Is there a fundamental difference between ZTP & Day N provisioning and path computation for traffic engineering provisioning? It’s all determining how to configure the network to best carry traffic.

 

> It does seem as though BGP-LS as its a means of "data gathering" "dump truck"

> of anything with the kitchen sink included to build any type of topological graph

> of literally anything under the sun.

 

Remembering Yakov Rekhter saying you could use BGP to transport Shakespeare. 

This is a tension with any protocol BGP-LS, PCEP, etc., etc. Stuff gets added, further use gets made.

 

BGP-LS was intended to export routing information “northbound” from the network.

 

> I see that is a nice to leverage but it does in fact blur the lines of NMS Netconf/Yang

> Controller based functionality and  PCE path computation functionality and SDN

> controller based ZTP functionality into a single ubiquitous server that can do all of

> the above and use BGP-LS to accomplish the "kitchen sink" tasks.  It does however

> transform BGP to be an NMS tool but a "tool" and not just the original function

> which it was intended NLRI network reachability.

 

Not sure that BGP-LS is BGP. But I agree that BGP-LS is “an NMS tool”.

I might argue that BGP distributing policies from installation on PEs is an NMS protocol.

 

> Am I off base and please let me know as its BGP-LS is being way over leveraged. 

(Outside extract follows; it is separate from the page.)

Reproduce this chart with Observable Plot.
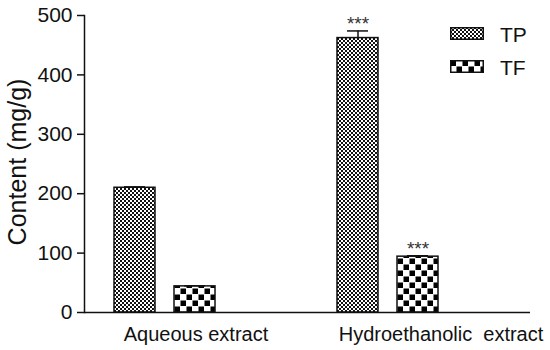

> There are pros & cons to everything but I thought I would bring up to the WG as

> an important discussion point.

 

Who are we to argue with real implementations? Assuming that there is a push for implementation and deployment, then the thing to look for is “harm”. Does this use of BGP-LS cause harm, sow confusion, risk destabilising the network? Should it use a different code point to be distinguishable?

 

I think the argument that “there is already another protocol for doing this” is worth examining. But we have to be careful that it doesn’t get us stuck, or force everyone to do something they don’t want to do. After all, we could carry any protocol message using Netconf/YANG, but we don’t do “RSVP-TE over Netconf”.